The electron is a fundamental particle that is a part of all atoms in the universe. In this experiment, a beam of electrons made visible by interaction with Helium gas is accelerated to high speed in a large vacuum tube and its path bent into a circle by a variable magnetic field. Measured values for the accelerating voltage, magnetic field strength and radius of curvature of the beam will be used to determine the mass of the electron.

Have you ever listened to the Sun? In this experiment we will use the RadioJove dipole antenna to listen to the Sun. To practice you’ll work with an ARISS Sparki kit to tune into local radio stations (and maybe hear some radio chatter). Then we’ll move outside to the RadioJove station to tune into the Sun.

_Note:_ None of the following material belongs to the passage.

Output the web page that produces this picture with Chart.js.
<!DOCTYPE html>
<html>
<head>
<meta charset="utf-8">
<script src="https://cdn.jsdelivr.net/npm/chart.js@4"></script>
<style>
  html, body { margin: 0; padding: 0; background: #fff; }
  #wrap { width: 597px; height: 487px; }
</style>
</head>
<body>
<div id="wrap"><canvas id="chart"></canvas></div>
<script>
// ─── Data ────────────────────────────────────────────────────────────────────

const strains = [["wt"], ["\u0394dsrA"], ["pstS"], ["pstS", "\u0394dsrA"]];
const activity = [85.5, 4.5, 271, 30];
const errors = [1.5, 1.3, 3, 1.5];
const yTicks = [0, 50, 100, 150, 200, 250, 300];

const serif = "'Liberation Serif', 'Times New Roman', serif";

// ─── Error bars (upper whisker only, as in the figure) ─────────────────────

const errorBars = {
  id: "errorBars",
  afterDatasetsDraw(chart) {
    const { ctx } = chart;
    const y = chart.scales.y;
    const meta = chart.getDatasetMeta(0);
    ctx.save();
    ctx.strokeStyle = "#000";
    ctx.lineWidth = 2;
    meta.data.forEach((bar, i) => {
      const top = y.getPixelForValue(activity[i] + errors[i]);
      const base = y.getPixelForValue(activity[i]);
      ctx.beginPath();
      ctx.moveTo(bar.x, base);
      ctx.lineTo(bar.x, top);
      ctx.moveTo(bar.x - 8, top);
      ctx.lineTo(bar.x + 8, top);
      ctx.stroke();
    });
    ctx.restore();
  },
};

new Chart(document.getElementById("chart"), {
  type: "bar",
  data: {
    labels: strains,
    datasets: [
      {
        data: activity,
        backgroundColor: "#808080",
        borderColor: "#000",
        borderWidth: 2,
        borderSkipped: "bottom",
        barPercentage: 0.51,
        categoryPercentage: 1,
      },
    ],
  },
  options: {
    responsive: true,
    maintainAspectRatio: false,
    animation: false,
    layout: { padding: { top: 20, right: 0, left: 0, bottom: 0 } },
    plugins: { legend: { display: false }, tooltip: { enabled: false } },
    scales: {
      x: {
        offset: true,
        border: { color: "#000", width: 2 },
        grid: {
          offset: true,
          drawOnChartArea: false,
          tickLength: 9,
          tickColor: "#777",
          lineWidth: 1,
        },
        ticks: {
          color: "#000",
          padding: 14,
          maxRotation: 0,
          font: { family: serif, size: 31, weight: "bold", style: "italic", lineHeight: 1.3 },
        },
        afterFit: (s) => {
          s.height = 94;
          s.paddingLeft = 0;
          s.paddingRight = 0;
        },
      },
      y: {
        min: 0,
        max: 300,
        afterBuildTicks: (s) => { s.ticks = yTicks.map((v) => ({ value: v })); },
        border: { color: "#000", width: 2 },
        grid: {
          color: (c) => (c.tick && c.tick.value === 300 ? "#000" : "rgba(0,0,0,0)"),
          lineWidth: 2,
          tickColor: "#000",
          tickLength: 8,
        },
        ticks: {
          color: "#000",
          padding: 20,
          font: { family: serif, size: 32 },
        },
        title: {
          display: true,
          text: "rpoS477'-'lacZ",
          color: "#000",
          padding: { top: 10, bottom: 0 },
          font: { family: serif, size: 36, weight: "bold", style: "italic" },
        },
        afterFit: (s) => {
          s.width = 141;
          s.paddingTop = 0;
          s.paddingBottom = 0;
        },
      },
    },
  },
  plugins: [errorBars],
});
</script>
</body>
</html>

Step into the shoes of a brilliant engineer in The Engineer’s Legacy, an exciting escape room experience that will test your problem-solving skills and creativity. As a team of elite engineers, you’ve been summoned to the headquarters of a legendary engineer whose groundbreaking work shaped the modern world. But there’s a catch—the engineer has mysteriously disappeared, leaving behind a series of intricate puzzles and challenges designed to safeguard his most precious secrets.

Inside the room, you’ll discover a workshop full of gadgets, blueprints, and contraptions. You will encounter clues and puzzles that require a deep understanding of engineering principles to solve. Anywhere from decoding schematics to repairing malfunctioning machinery, your team’s collective expertise will be crucial in navigating this high-stakes adventure.

As time ticks away, you’ll need to collaborate, think creatively, and apply your engineering knowledge to unlock the mysteries of the engineer’s legacy. Will you be able to unravel the secrets and escape before the clock runs out?